A: Missing the 30-day deadline for filing Form FC-GPR is a contravention of FEMA regulations. The RBI takes this very seriously. While you can still file the form after the due date, it will be marked as a late submission. To regularize this delay, you will have to undergo a process called “compounding of contravention,” which involves filing an application with the RBI and paying a penalty. It’s always best to file on time to avoid these complications.

Q3. Do these FDI rules apply to investments from Non-Resident Indians (NRIs)?

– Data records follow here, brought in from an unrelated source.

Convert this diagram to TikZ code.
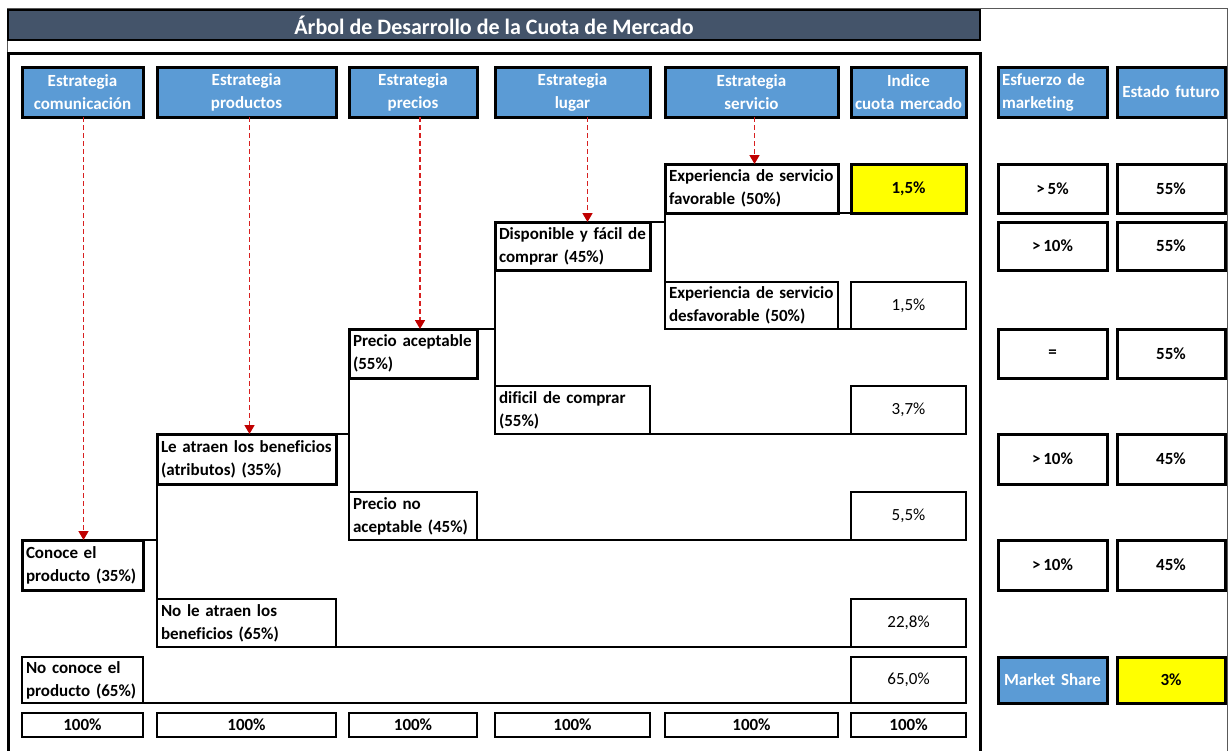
\documentclass[tikz,border=0pt]{standalone}
\usepackage{fontspec}
\setmainfont{Carlito}[Ligatures=NoCommon]
\usetikzlibrary{arrows.meta}

\definecolor{azulenc}{HTML}{5B9BD5}
\definecolor{pizarra}{HTML}{44546A}
\definecolor{amarillo}{HTML}{FFFF00}
\definecolor{rojoflecha}{HTML}{C00000}
\definecolor{rojolinea}{HTML}{D82020}

\tikzset{
  caja/.style={draw=black, line width=2pt, outer sep=0pt, inner xsep=4pt, inner ysep=0pt,
    anchor=north west, font=\fontsize{17}{23}\selectfont},
  gruesa/.style={line width=3pt},
  encab/.style={caja, gruesa, fill=azulenc, text=white, align=center,
    font=\bfseries\fontsize{17}{23}\selectfont},
  rama/.style={caja, align=left, font=\bfseries\fontsize{17}{23}\selectfont},
  valor/.style={caja, align=center},
  negrita/.style={font=\bfseries\fontsize{17}{23}\selectfont},
  linea/.style={line width=2pt},
  flecha/.style={rojolinea, line width=1.6pt, dash pattern=on 5pt off 3pt,
    -{Triangle[width=10pt,length=9pt,color=rojoflecha]}}
}

\begin{document}
\begin{tikzpicture}[x=1pt,y=-1pt]
  \useasboundingbox (0,0) rectangle (1230,750);
  \clip (0,0) rectangle (1230,750);

  % Marco exterior y titulo
  \draw[black!65, line width=1pt] (7,8) rectangle (1227,770);
  \node[caja, line width=2.5pt, fill=pizarra, text=white, minimum width=972pt, minimum height=30pt,
    font=\bfseries\fontsize{22}{26}\selectfont] (titulo) at (8,10) {Árbol de Desarrollo de la Cuota de Mercado};
  \draw[line width=3pt] (8,770) -- (8,53) -- (980,53) -- (980,770);

  % Encabezados
  \node[encab, text width=113pt, minimum height=50pt] (hcom) at (22,67) {Estrategia\\comunicación};
  \node[encab, text width=171pt, minimum height=50pt] (hpro) at (157,67) {Estrategia\\productos};
  \node[encab, text width=120pt, minimum height=50pt] (hpre) at (349,67) {Estrategia\\precios};
  \node[encab, text width=147pt, minimum height=50pt] (hlug) at (495,67) {Estrategia\\lugar};
  \node[encab, text width=165pt, minimum height=50pt] (hser) at (665,67) {Estrategia\\servicio};
  \node[encab, inner xsep=1pt, text width=113pt, minimum height=50pt] (hind) at (851,67) {Indice\\cuota mercado};
  \node[encab, text width=101pt, minimum height=50pt, align=left] (hesf) at (998,67) {Esfuerzo de\\marketing};
  \node[encab, text width=100pt, minimum height=50pt] (hest) at (1117,67) {Estado futuro};

  % Ramas del arbol
  \node[rama, gruesa, text width=113pt, minimum height=50pt] (conoce) at (22,540) {Conoce el\\producto (35\%)};
  \node[rama, text width=113pt, minimum height=46pt] (noconoce) at (22,657) {No conoce el\\producto (65\%)};
  \node[rama, gruesa, text width=171pt, minimum height=50pt] (atraen) at (157,434) {Le atraen los beneficios\\(atributos) (35\%)};
  \node[rama, text width=171pt, minimum height=48pt] (noatraen) at (157,599) {No le atraen los\\beneficios (65\%)};
  \node[rama, gruesa, text width=120pt, minimum height=49pt] (pacep) at (349,329) {Precio aceptable\\(55\%)};
  \node[rama, text width=120pt, minimum height=48pt] (pnoacep) at (349,492) {Precio no\\aceptable (45\%)};
  \node[rama, gruesa, text width=147pt, minimum height=48pt] (disp) at (495,222) {Disponible y fácil de\\comprar (45\%)};
  \node[rama, text width=147pt, minimum height=48pt] (dificil) at (495,386) {dificil de comprar\\(55\%)};
  \node[rama, gruesa, text width=165pt, minimum height=49pt] (fav) at (665,164) {Experiencia de servicio\\favorable (50\%)};
  \node[rama, text width=165pt, minimum height=47pt] (desfav) at (665,282) {Experiencia de servicio\\desfavorable (50\%)};

  % Indice cuota de mercado
  \node[valor, gruesa, negrita, fill=amarillo, text width=107pt, minimum height=49pt] (vfav) at (851,164) {1,5\%};
  \node[valor, text width=107pt, minimum height=47pt] (vdesfav) at (851,282) {1,5\%};
  \node[valor, text width=107pt, minimum height=48pt] (vdif) at (851,386) {3,7\%};
  \node[valor, text width=107pt, minimum height=48pt] (vpno) at (851,492) {5,5\%};
  \node[valor, text width=107pt, minimum height=48pt] (vnoatr) at (851,599) {22,8\%};
  \node[valor, text width=107pt, minimum height=46pt] (vnocon) at (851,657) {65,0\%};

  % Uniones
  \draw[linea] (conoce.north east) -- (conoce.north east -| atraen.west);
  \draw[linea] (atraen.north west) -- (noatraen.south west);
  \draw[linea] (atraen.north east) -- (atraen.north east -| pacep.west);
  \draw[linea] (pacep.north west) -- (pnoacep.south west);
  \draw[linea] (pacep.north east) -- (pacep.north east -| disp.west);
  \draw[linea] (disp.north west) -- (dificil.south west);
  \draw[linea] (disp.north east) -- (disp.north east -| fav.west);
  \draw[linea] (fav.north west) -- (desfav.south west);
  \draw[linea] (fav.south east) -- (vfav.south west);
  \draw[linea] (desfav.south east) -- (vdesfav.south west);
  \draw[linea] (dificil.south east) -- (vdif.south west);
  \draw[linea] (pnoacep.south east) -- (vpno.south west);
  \draw[linea] (noatraen.south east) -- (vnoatr.south west);
  \draw[linea] (noconoce.south east) -- (vnocon.south west);

  % Flechas de estrategia
  \coordinate (acom) at ([xshift=1pt]hcom.south);
  \coordinate (apro) at ([xshift=3pt]hpro.south);
  \coordinate (apre) at ([xshift=7pt]hpre.south);
  \coordinate (alug) at ([xshift=15pt]hlug.south);
  \coordinate (aser) at ([xshift=3pt]hser.south);
  \draw[flecha] (acom) -- (acom |- conoce.north);
  \draw[flecha] (apro) -- (apro |- atraen.north);
  \draw[flecha] (apre) -- (apre |- pacep.north);
  \draw[flecha] (alug) -- (alug |- disp.north);
  \draw[flecha] (aser) -- (aser |- fav.north);

  % Totales
  \node[valor, negrita, text width=113pt, minimum height=24pt] (tcom) at (22,713) {100\%};
  \node[valor, negrita, text width=171pt, minimum height=24pt] (tpro) at (157,713) {100\%};
  \node[valor, negrita, text width=120pt, minimum height=24pt] (tpre) at (349,713) {100\%};
  \node[valor, negrita, text width=147pt, minimum height=24pt] (tlug) at (495,713) {100\%};
  \node[valor, negrita, text width=165pt, minimum height=24pt] (tser) at (665,713) {100\%};
  \node[valor, negrita, text width=107pt, minimum height=24pt] (tind) at (851,713) {100\%};

  % Esfuerzo de marketing y estado futuro
  \node[valor, gruesa, negrita, text width=101pt, minimum height=49pt] (esf1) at (998,164) {>\,5\%};
  \node[valor, gruesa, negrita, text width=100pt, minimum height=49pt] (est1) at (1117,164) {55\%};
  \node[valor, gruesa, negrita, text width=101pt, minimum height=48pt] (esf2) at (998,222) {>\,10\%};
  \node[valor, gruesa, negrita, text width=100pt, minimum height=48pt] (est2) at (1117,222) {55\%};
  \node[valor, gruesa, negrita, text width=101pt, minimum height=49pt] (esf3) at (998,329) {=};
  \node[valor, gruesa, negrita, text width=100pt, minimum height=49pt] (est3) at (1117,329) {55\%};
  \node[valor, gruesa, negrita, text width=101pt, minimum height=50pt] (esf4) at (998,434) {>\,10\%};
  \node[valor, gruesa, negrita, text width=100pt, minimum height=50pt] (est4) at (1117,434) {45\%};
  \node[valor, gruesa, negrita, text width=101pt, minimum height=50pt] (esf5) at (998,540) {>\,10\%};
  \node[valor, gruesa, negrita, text width=100pt, minimum height=50pt] (est5) at (1117,540) {45\%};
  \node[encab, text width=101pt, minimum height=46pt] (mshare) at (998,657) {Market Share};
  \node[valor, gruesa, negrita, fill=amarillo, text width=100pt, minimum height=46pt] (vshare) at (1117,657) {3\%};
\end{tikzpicture}
\end{document}
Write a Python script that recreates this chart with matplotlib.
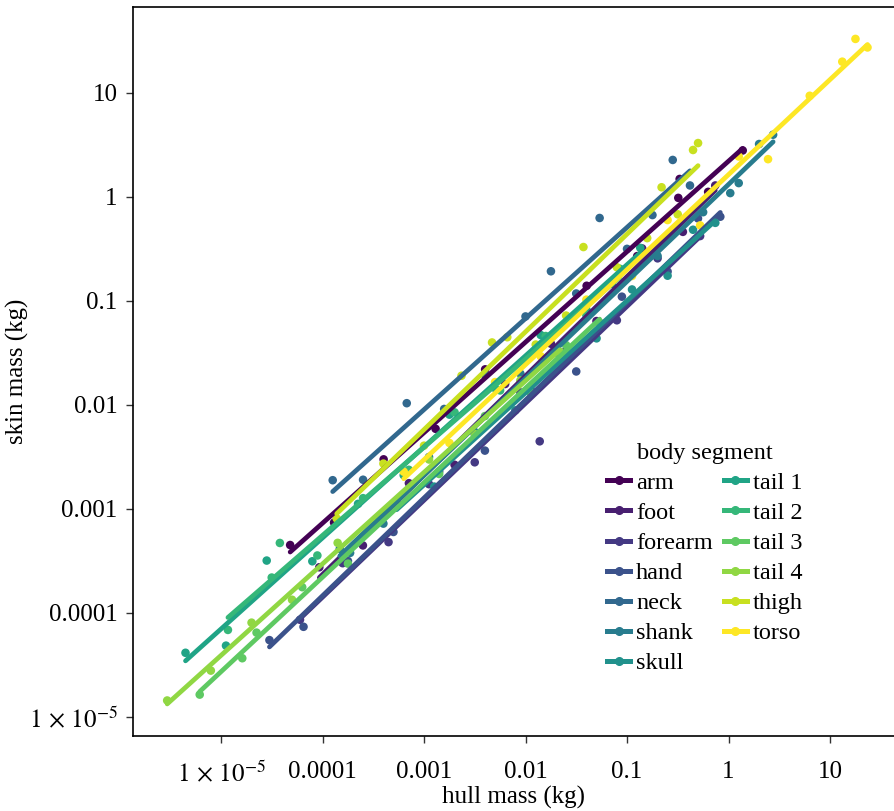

A: It depends on the basis of the investment. If an NRI invests on a non-repatriable basis (meaning the capital and profits cannot be freely taken out of India), the investment is treated as a domestic investment, and the specific FDI rules do not apply. However, if the investment is on a repatriable basis (where the funds can be taken back out of India), it is treated as FDI, and all the rules discussed in this guide—sectoral caps, pricing guidelines, and RBI reporting—are fully applicable. This is a key distinction, and you can learn more in our detailed guide on FEMA Rules for NRI Investments in India – Real Estate, Shares & Bonds.

Q4. Does my startup need to be registered under the ‘Startup India’ program to receive foreign funding?

A: No, being recognized as a startup by the Department for Promotion of Industry and Internal Trade (DPIIT) under the ‘Startup India’ initiative is not a mandatory prerequisite for receiving foreign funding. Any Indian company, whether recognized as a startup or not, can receive FDI as long as it complies with the FEMA and FDI policies. However, being a DPIIT-recognized startup does make you eligible for certain other benefits, such as tax exemptions and easier compliance under company law, which are separate from the core FDI regulations.